Why Torque Matters in Strength Training

Grasping the concept of torque is crucial for anyone serious about optimizing their training. It allows for a deeper understanding of:

• Muscle Activation and Mechanical Advantage: Torque dictates how much resistance a muscle group must overcome at different points in an exercise. Muscles are strongest at specific joint angles where they can generate the most torque.
• Joint Stress and Injury Prevention: High torque values, especially at vulnerable joint positions or with improper form, can lead to excessive stress on ligaments, tendons, and cartilage, increasing injury risk.
• Exercise Design and Modification: Trainers and athletes can manipulate torque to make exercises harder or easier, target specific muscle groups more effectively, or accommodate individual biomechanics.

Key Components of Torque in Exercise

To truly apply the concept of torque, it's essential to understand its components within the dynamic environment of exercise:

• Force: This is the internal force produced by your muscles contracting, as well as any external forces like gravity acting on a weight or your body, or the resistance from a band or cable machine.
• Lever Arm (Moment Arm): This is the distance from the joint's axis of rotation to the point where the force is being applied. For instance, in a bicep curl, the distance from your elbow joint to the dumbbell in your hand represents the lever arm. A longer lever arm requires less force to produce the same torque, but also means the muscle has to work harder to overcome a given external load.
• Angle of Application: The angle at which the force acts relative to the lever arm is critical. Torque is maximized when the force is applied perpendicular (at 90 degrees) to the lever arm. As the angle deviates from 90 degrees, the effective perpendicular distance decreases, reducing the torque for a given force.

Practical Applications of Torque in Training

Understanding torque allows for intelligent exercise execution and programming:

• Varying Resistance Profile: Many exercises have a varying resistance profile due to changes in the lever arm throughout the movement. For example, in a bicep curl, the elbow's moment arm is longest when the forearm is parallel to the ground (around 90 degrees of elbow flexion), making this the point of greatest challenge.
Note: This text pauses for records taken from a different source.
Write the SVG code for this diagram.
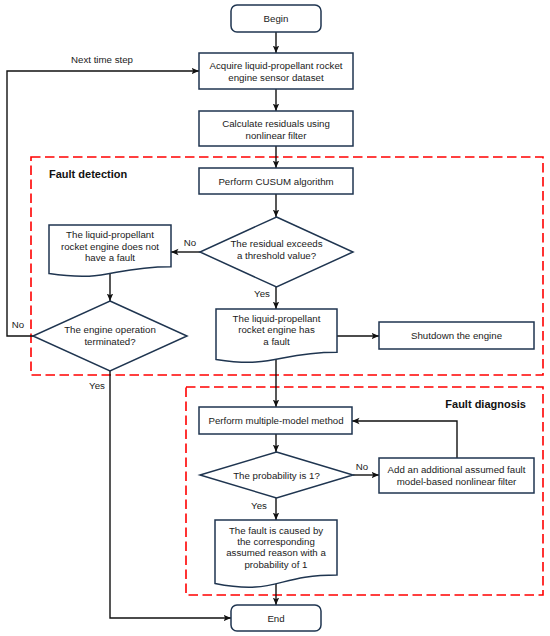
<svg xmlns="http://www.w3.org/2000/svg" width="550" height="636" viewBox="0 0 550 636">
<defs>
<marker id="arr" markerUnits="userSpaceOnUse" markerWidth="8" markerHeight="8" viewBox="0 0 8 8" refX="7.5" refY="4" orient="auto">
<path d="M0,0.8 L7.5,4 L0,7.2 L1.8,4 Z" fill="#111"/>
</marker>
<style>
.box{fill:#fff;stroke:#1f3550;stroke-width:1.5}
.t{font-family:"Liberation Sans",Arial,sans-serif;font-size:9.7px;fill:#1a1a1a;text-anchor:middle}
.lb{font-family:"Liberation Sans",Arial,sans-serif;font-size:9.7px;fill:#1a1a1a;text-anchor:middle}
.h{font-family:"Liberation Sans",Arial,sans-serif;font-size:11px;font-weight:bold;fill:#111}
.ca{fill:none;stroke:#111;stroke-width:1.4;marker-end:url(#arr)}
.grp{fill:none;stroke:#ff0000;stroke-width:1.6;stroke-dasharray:9.5 4.5}
</style>
</defs>

<g id="groups">
<rect class="grp" x="31" y="157" width="512" height="218"/>
<text class="h" x="49" y="178">Fault detection</text>
<rect class="grp" x="186" y="387" width="357" height="208"/>
<text class="h" x="526" y="408" text-anchor="end">Fault diagnosis</text>
</g>

<g id="connectors">
<path class="ca" d="M276,32 V53"/>
<path class="ca" d="M276,89 V111"/>
<path class="ca" d="M276,146 V168"/>
<path class="ca" d="M276,194 V217"/>
<path class="ca" d="M200,252 H171"/>
<text class="lb" x="190" y="246">No</text>
<path class="ca" d="M276,287 V309"/>
<text class="lb" x="262" y="297">Yes</text>
<path class="ca" d="M110,273 V301"/>
<path class="ca" d="M33,336 H7 V71 H199"/>
<text class="lb" x="18" y="328">No</text>
<text class="lb" x="102" y="63">Next time step</text>
<path class="ca" d="M110,371 V618 H231"/>
<text class="lb" x="97" y="389">Yes</text>
<path class="ca" d="M337,336 H379"/>
<path class="ca" d="M276,359 V407"/>
<path class="ca" d="M276,434 V452"/>
<path class="ca" d="M353,475 H379"/>
<text class="lb" x="362" y="470">No</text>
<path class="ca" d="M457,458 V421 H352"/>
<path class="ca" d="M276,498 V520"/>
<text class="lb" x="259" y="509">Yes</text>
<path class="ca" d="M276,584 V605"/>
</g>

<g id="begin">
<rect class="box" x="231" y="5" width="90" height="27" rx="6"/>
<text class="t" x="276" y="22">Begin</text>
</g>

<g id="acquire">
<rect class="box" x="199" y="53" width="154" height="36"/>
<text class="t" x="276" y="69">Acquire liquid-propellant rocket</text>
<text class="t" x="276" y="80.5">engine sensor dataset</text>
</g>

<g id="calculate">
<rect class="box" x="199" y="111" width="154" height="35"/>
<text class="t" x="276" y="127">Calculate residuals using</text>
<text class="t" x="276" y="138.5">nonlinear filter</text>
</g>

<g id="cusum">
<rect class="box" x="199" y="168" width="154" height="26"/>
<text class="t" x="276" y="185">Perform CUSUM algorithm</text>
</g>

<g id="threshold">
<polygon class="box" points="276.5,217 353,252 276.5,287 200,252"/>
<text class="t" x="276.5" y="247">The residual exceeds</text>
<text class="t" x="276.5" y="258.5">a threshold value?</text>
</g>

<g id="nofault">
<path class="box" d="M49,225 H171 V266.7 C110,266.7 110,282.6 49,273.6 Z"/>
<text class="t" x="110" y="238">The liquid-propellant</text>
<text class="t" x="110" y="249.5">rocket engine does not</text>
<text class="t" x="110" y="261">have a fault</text>
</g>

<g id="terminated">
<polygon class="box" points="110,301 187,336 110,371 33,336"/>
<text class="t" x="110" y="333">The engine operation</text>
<text class="t" x="110" y="344.5">terminated?</text>
</g>

<g id="fault">
<path class="box" d="M216,309 H337 V352.3 C276.5,352.3 276.5,368.8 216,359.4 Z"/>
<text class="t" x="276.5" y="322">The liquid-propellant</text>
<text class="t" x="276.5" y="333.3">rocket engine has</text>
<text class="t" x="276.5" y="344.6">a fault</text>
</g>

<g id="shutdown">
<rect class="box" x="379" y="322" width="155" height="27"/>
<text class="t" x="456.5" y="339">Shutdown the engine</text>
</g>

<g id="multimodel">
<rect class="box" x="199" y="407" width="153" height="27"/>
<text class="t" x="276" y="424">Perform multiple-model method</text>
</g>

<g id="probability">
<polygon class="box" points="276.5,452 353,475 276.5,498 200,475"/>
<text class="t" x="276.5" y="478.5">The probability is 1?</text>
</g>

<g id="addfilter">
<rect class="box" x="379" y="458" width="155" height="35"/>
<text class="t" x="456.5" y="473">Add an additional assumed fault</text>
<text class="t" x="456.5" y="484.5">model-based nonlinear filter</text>
</g>

<g id="caused">
<path class="box" d="M215,520 H337 V575 C276,575 276,595.6 215,583.5 Z"/>
<text class="t" x="276" y="534">The fault is caused by</text>
<text class="t" x="276" y="545.2">the corresponding</text>
<text class="t" x="276" y="556.4">assumed reason with a</text>
<text class="t" x="276" y="567.6">probability of 1</text>
</g>

<g id="end">
<rect class="box" x="231" y="605" width="90" height="26" rx="6"/>
<text class="t" x="276" y="621.5">End</text>
</g>
</svg>
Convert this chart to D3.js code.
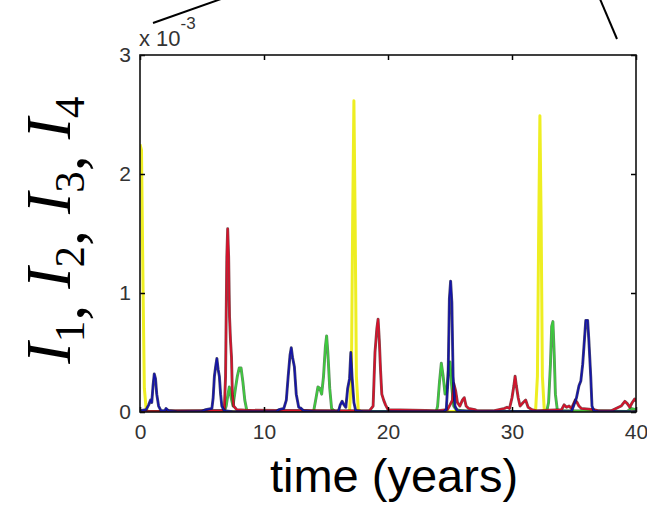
<!DOCTYPE html>
<html>
<head>
<meta charset="utf-8">
<script src="https://cdn.jsdelivr.net/npm/d3@7"></script>
<style>
  html, body { margin: 0; padding: 0; background: #fff; }
  svg { display: block; }
</style>
</head>
<body>
<svg id="chart" width="647" height="506"></svg>
<script>
// Infected fractions I1..I4 over 40 years (values in units of 1e-3).
// Each series: [time in years, value]
const seriesI1 = [ // blue
  [0,0.01],[0.5,0.02],[0.7,0.06],[0.85,0.1],[0.95,0.08],[1.05,0.22],[1.15,0.32],[1.25,0.28],[1.35,0.15],[1.5,0.05],[1.7,0.01],
  [2.0,0.01],[2.1,0.03],[2.3,0.01],[3,0.002],[5.0,0.005],[5.3,0.02],[5.8,0.03],[5.9,0.12],[6.0,0.3],[6.1,0.38],[6.2,0.45],
  [6.3,0.36],[6.4,0.3],[6.5,0.15],[6.6,0.05],[6.8,0.01],[7.5,0.003],[11,0.003],[11.2,0.02],[11.6,0.03],[11.8,0.1],[11.95,0.3],
  [12.1,0.48],[12.2,0.54],[12.3,0.46],[12.45,0.38],[12.6,0.15],[12.8,0.04],[13.0,0.03],[13.2,0.01],[14,0.003],[16.0,0.005],
  [16.15,0.06],[16.3,0.09],[16.45,0.06],[16.6,0.04],[16.75,0.2],[16.9,0.28],[17.0,0.5],[17.1,0.3],[17.25,0.08],[17.4,0.01],
  [18,0.003],[24.5,0.003],[24.7,0.02],[24.85,0.3],[24.95,0.95],[25.05,1.1],[25.15,0.92],[25.25,0.3],[25.4,0.05],[25.6,0.01],
  [27,0.003],[34.8,0.005],[35.0,0.06],[35.2,0.12],[35.4,0.22],[35.55,0.26],[35.7,0.4],[35.85,0.62],[35.95,0.77],[36.1,0.77],
  [36.2,0.6],[36.35,0.3],[36.45,0.05],[36.6,0.01],[37,0.003],[40,0.003]
];
const seriesI2 = [ // green
  [0,0.005],[6.8,0.005],[6.95,0.05],[7.1,0.15],[7.2,0.21],[7.35,0.12],[7.5,0.05],[7.7,0.2],[7.85,0.3],[8.0,0.37],[8.15,0.37],
  [8.3,0.25],[8.45,0.1],[8.6,0.02],[9,0.005],[14.0,0.005],[14.2,0.12],[14.35,0.21],[14.5,0.2],[14.65,0.15],[14.8,0.3],
  [14.95,0.55],[15.05,0.64],[15.15,0.5],[15.3,0.2],[15.45,0.03],[15.7,0.005],[23.9,0.005],[24.0,0.05],[24.15,0.25],[24.3,0.41],
  [24.45,0.3],[24.6,0.15],[24.75,0.2],[24.9,0.38],[25.0,0.42],[25.15,0.2],[25.3,0.05],[25.5,0.02],[26.0,0.01],[27,0.005],
  [32.8,0.005],[32.95,0.08],[33.1,0.4],[33.2,0.72],[33.3,0.76],[33.4,0.5],[33.5,0.15],[33.65,0.02],[34,0.01],[39.3,0.005],
  [39.6,0.03],[40,0.02]
];
const seriesI3 = [ // red
  [0,0.005],[2,0.005],[2.2,0.01],[6.5,0.012],[6.8,0.02],[6.9,0.3],[7.0,1.3],[7.07,1.54],[7.15,1.3],[7.22,0.8],[7.3,0.6],
  [7.38,0.46],[7.45,0.15],[7.55,0.05],[7.8,0.02],[8.5,0.015],[11,0.012],[13,0.012],[16,0.01],[18.5,0.01],[18.8,0.05],
  [18.95,0.5],[19.1,0.7],[19.2,0.78],[19.3,0.6],[19.4,0.35],[19.5,0.15],[19.65,0.1],[19.8,0.06],[20.0,0.02],[24,0.01],
  [24.8,0.02],[25.2,0.1],[25.3,0.24],[25.45,0.18],[25.6,0.08],[25.8,0.05],[26.0,0.1],[26.15,0.12],[26.3,0.05],[26.5,0.03],
  [27.0,0.02],[27.2,0.01],[28.5,0.01],[29.4,0.03],[29.6,0.04],[29.8,0.03],[30.0,0.12],[30.15,0.22],[30.25,0.3],[30.35,0.22],
  [30.5,0.12],[30.65,0.05],[30.9,0.08],[31.1,0.1],[31.3,0.04],[31.6,0.02],[32,0.01],[34.0,0.02],[34.2,0.06],[34.4,0.04],
  [34.6,0.05],[34.8,0.03],[35.1,0.1],[35.25,0.08],[35.4,0.05],[35.6,0.03],[36.6,0.02],[37,0.01],[38,0.01],[38.8,0.05],
  [39.1,0.09],[39.3,0.07],[39.5,0.04],[39.7,0.08],[39.9,0.11],[40,0.09]
];
const seriesI4 = [ // yellow
  [0,2.25],[0.12,2.2],[0.25,1.0],[0.35,0.2],[0.5,0.02],[0.7,0.005],[16.9,0.005],[17.05,0.3],[17.15,1.6],[17.25,2.615],
  [17.35,1.6],[17.45,0.3],[17.6,0.02],[17.8,0.005],[31.9,0.005],[32.05,0.3],[32.15,1.5],[32.25,2.49],[32.35,1.6],
  [32.45,0.3],[32.6,0.02],[32.8,0.005],[40,0.005]
];

const xTicks = [0, 10, 20, 30, 40];
const yTicks = [0, 1, 2, 3];
const xTitle = "time (years)";

const svg = d3.select("#chart");
const frame = { left: 140, right: 636, top: 55, bottom: 412 };

const x = d3.scaleLinear().domain([0, 40]).range([frame.left, frame.right]);
const y = d3.scaleLinear().domain([0, 3]).range([frame.bottom, frame.top]);

const line = d3.line().x(d => x(d[0])).y(d => y(d[1]));

const plot = svg.append("g");
plot.append("clipPath").attr("id", "clip")
  .append("rect").attr("x", frame.left).attr("y", frame.top)
  .attr("width", frame.right - frame.left).attr("height", frame.bottom - frame.top);

const layers = [
  { data: seriesI4, color: "#eeee22", edge: null, w: 3 },
  { data: seriesI2, color: "#3ccc3c", edge: "#2a6a2a", w: 1.6 },
  { data: seriesI3, color: "#d8102a", edge: "#5a0a10", w: 1.6 },
  { data: seriesI1, color: "#1414a8", edge: "#0a0a40", w: 1.6 }
];
const g = plot.append("g").attr("clip-path", "url(#clip)");
layers.forEach(l => {
  if (l.edge) {
    g.append("path").datum(l.data).attr("d", line)
      .attr("fill", "none").attr("stroke", l.edge).attr("stroke-width", l.w + 1.3)
      .attr("stroke-opacity", 0.75).attr("stroke-linejoin", "round");
  }
  g.append("path").datum(l.data).attr("d", line)
    .attr("fill", "none").attr("stroke", l.color).attr("stroke-width", l.w)
    .attr("stroke-linejoin", "round");
});

// Box and inward ticks on all four sides
const font = "'Liberation Sans', Arial, sans-serif";
const fmt = d3.format("d");
const axB = svg.append("g").attr("transform", `translate(0,${frame.bottom})`)
  .call(d3.axisBottom(x).tickValues(xTicks).tickFormat(fmt).tickSizeInner(-5).tickSizeOuter(0).tickPadding(12));
const axT = svg.append("g").attr("transform", `translate(0,${frame.top})`)
  .call(d3.axisTop(x).tickValues(xTicks).tickSizeInner(-5).tickSizeOuter(0).tickFormat(""));
const axL = svg.append("g").attr("transform", `translate(${frame.left},0)`)
  .call(d3.axisLeft(y).tickValues(yTicks).tickFormat(fmt).tickSizeInner(-5).tickSizeOuter(0).tickPadding(9));
const axR = svg.append("g").attr("transform", `translate(${frame.right},0)`)
  .call(d3.axisRight(y).tickValues(yTicks).tickSizeInner(-5).tickSizeOuter(0).tickFormat(""));
[axB, axT, axL, axR].forEach(a => {
  a.select(".domain").remove();
  a.selectAll(".tick line").attr("stroke", "#000").attr("stroke-width", 1.5);
  a.selectAll(".tick text").attr("fill", "#333").style("font-family", font).style("font-size", "21px");
});
svg.append("rect").attr("x", frame.left).attr("y", frame.top)
  .attr("width", frame.right - frame.left).attr("height", frame.bottom - frame.top)
  .attr("fill", "none").attr("stroke", "#111").attr("stroke-width", 1.6);

// Exponent marker
const ex = svg.append("text").attr("x", frame.left - 1).attr("y", 46)
  .style("font-family", font).style("font-size", "22px").attr("fill", "#333");
ex.append("tspan").text("x 10");
ex.append("tspan").attr("dy", -17).style("font-size", "17px").text("-3");

// Callout lines running off the top edge
svg.append("line").attr("x1", 153).attr("y1", 23).attr("x2", 221).attr("y2", -1)
  .attr("stroke", "#000").attr("stroke-width", 2);
svg.append("line").attr("x1", 600).attr("y1", -1).attr("x2", 617).attr("y2", 39)
  .attr("stroke", "#000").attr("stroke-width", 2);

// Axis titles
svg.append("text").attr("x", 394).attr("y", 492).attr("text-anchor", "middle")
  .style("font-family", font).style("font-size", "47px").attr("fill", "#000").text(xTitle);

const yt = svg.append("text").attr("transform", "translate(70,230) rotate(-90)").attr("text-anchor", "middle")
  .style("font-family", "'Liberation Serif', 'Times New Roman', serif").style("font-size", "64px").attr("fill", "#000");
[1, 2, 3, 4].forEach((k, i) => {
  yt.append("tspan").style("font-style", "italic").attr("dy", i === 0 ? 0 : -14).text("I");
  yt.append("tspan").attr("dy", 14).style("font-size", "43px").text(k);
  if (k < 4) yt.append("tspan").text(", ");
});
</script>
</body>
</html>
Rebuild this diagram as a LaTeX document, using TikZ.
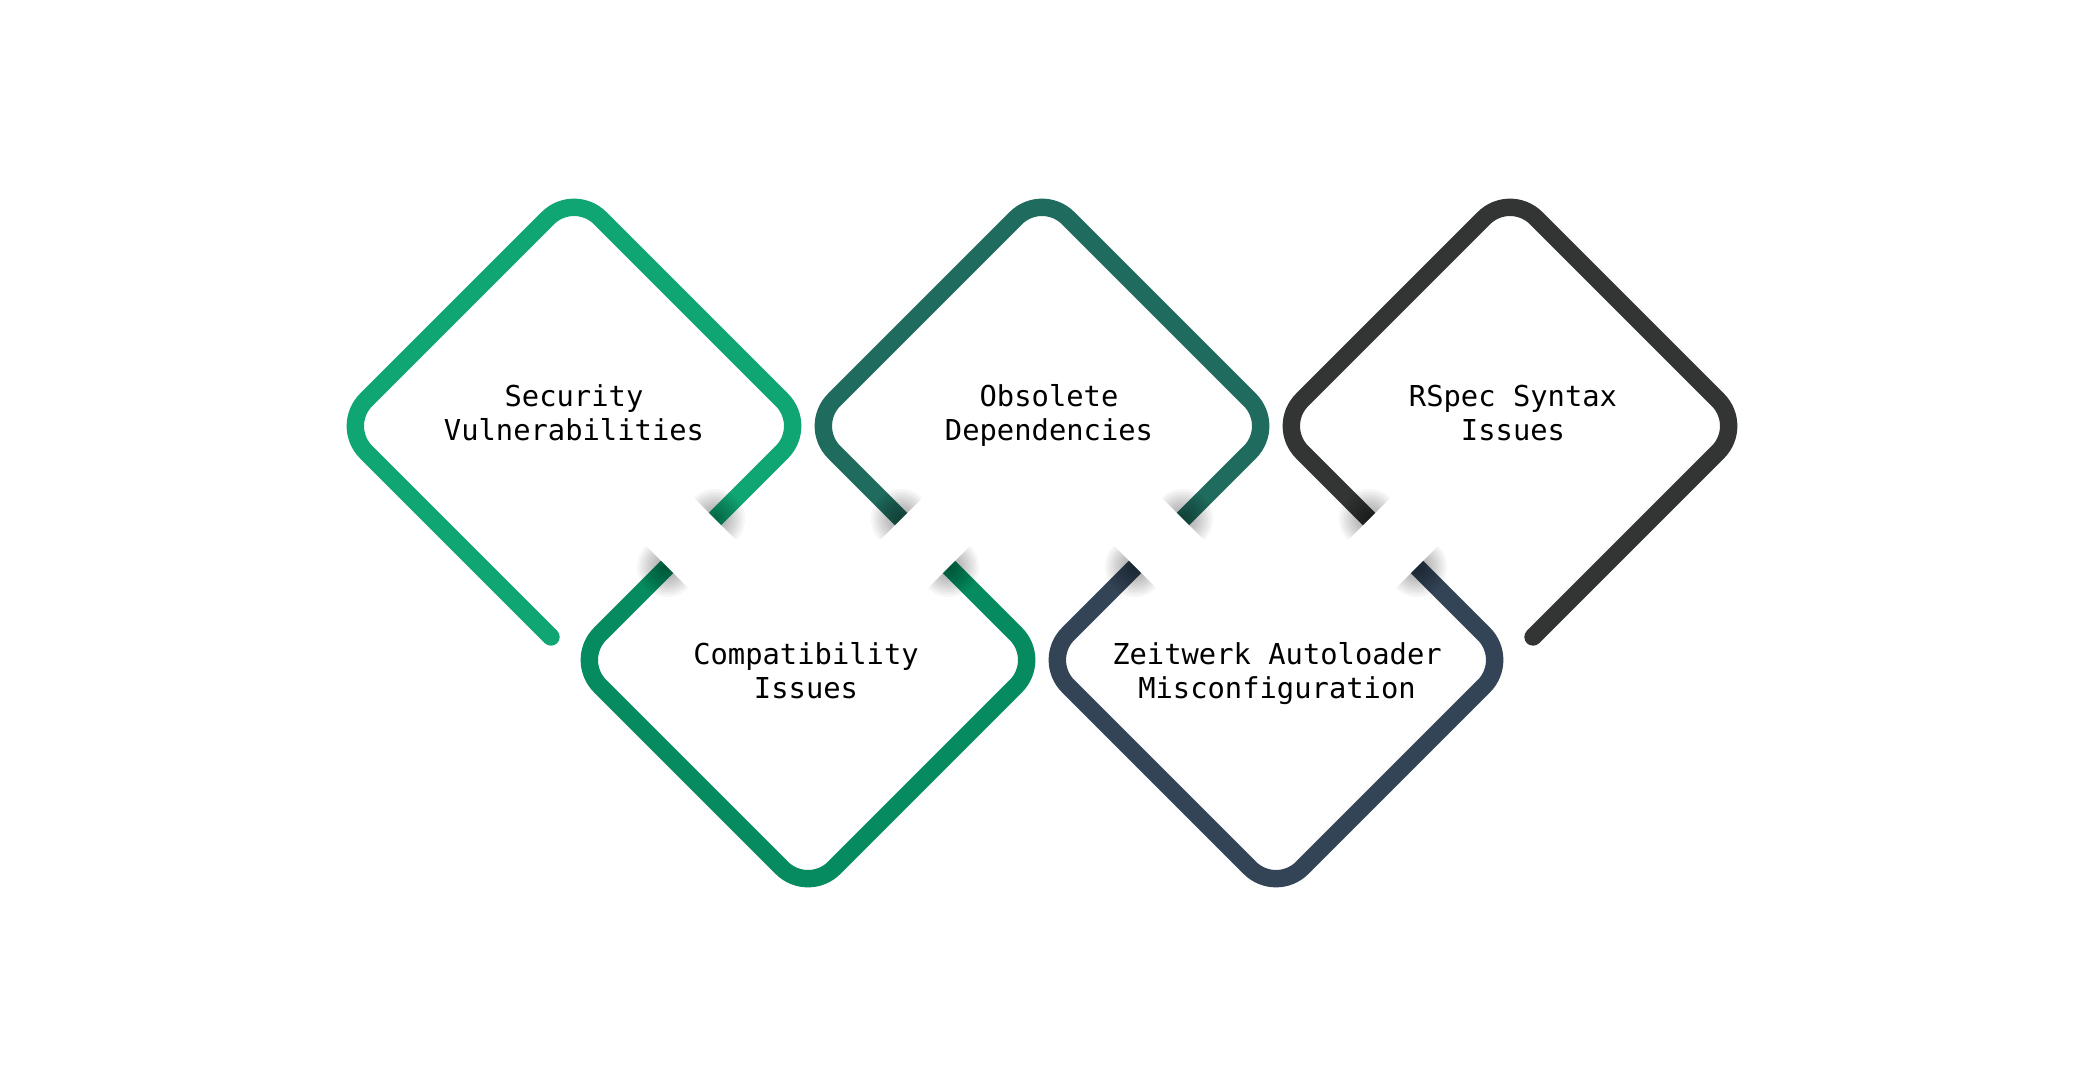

Understanding this allows you to choose exercises or variations that provide peak tension where you want it.
• Optimizing Muscle Activation: By adjusting your body position or limb angles, you can maximize the effective lever arm for specific muscles, thus increasing their activation. For instance, leaning forward slightly in a squat can increase the torque demand on the hip extensors (glutes and hamstrings) relative to the knee extensors (quadriceps).
• Minimizing Joint Stress: Knowing how torque affects joints allows you to reduce stress. Keeping a weight closer to a joint reduces the lever arm and thus the torque. For example, in a deadlift, keeping the bar path as close to your body as possible minimizes the moment arm around your lumbar spine, reducing stress.
• Exercise Modification:
  • Changing Grip/Stance: A wider grip on a bench press increases the moment arm at the shoulder, potentially increasing pectoral activation but also shoulder stress.
  • Using Different Implements: A dumbbell held at arm's length (longer lever) will create more torque than the same weight held closer to the body (shorter lever).
  • Manipulating Body Position: In a plank, moving your elbows further forward increases the moment arm at the shoulder, making the exercise harder.

Examples of Torque in Common Exercises

Let's look at how torque manifests in everyday movements:

• Bicep Curl: The elbow acts as the axis. As you curl the dumbbell, the moment arm from the elbow to the dumbbell changes. It's shortest at the beginning and end of the movement (when your forearm is vertical) and longest when your forearm is horizontal (around 90 degrees of elbow flexion). This is why the middle of a bicep curl often feels the hardest.
• Squat: Multiple joints act as axes, primarily the hips and knees. The moment arm for the hips is the horizontal distance from the hip joint to the line of the bar (or your center of mass). Similarly, for the knees, it's the horizontal distance from the knee joint to the line of the bar. Bar placement (high bar vs. low bar) and torso angle significantly alter the relative torque demands on the hips versus the knees.
• Deadlift: This is a prime example of manipulating torque for efficiency and safety. The goal is to keep the bar as close to the body as possible throughout the lift. This minimizes the moment arm around the hip and lumbar spine, allowing you to lift heavier loads with less spinal stress. A rounded back or the bar drifting away from the body dramatically increases the moment arm and thus the torque on the spine.
• Lateral Raise: The shoulder joint is the axis. As you raise the dumbbell out to the side, the moment arm from the shoulder to the dumbbell increases, reaching its maximum when your arm is parallel to the floor. This explains why the top portion of a lateral raise often feels the most challenging.

Conclusion: Harnessing Torque for Smarter Training

Understanding torque moves you beyond simply "lifting weights" to truly manipulating forces for specific outcomes. By grasping how force, lever arms, and angles interact, you can:

• Design more effective workouts that precisely target muscles and optimize their mechanical advantage.
• Improve exercise technique to maximize gains and minimize injury risk by managing joint stress.
• Progress intelligently by making informed decisions about exercise variations, equipment, and form adjustments.

Embracing the principles of torque empowers you to become a more knowledgeable and effective mover, whether you're an athlete, a trainer, or simply someone committed to optimizing their physical potential.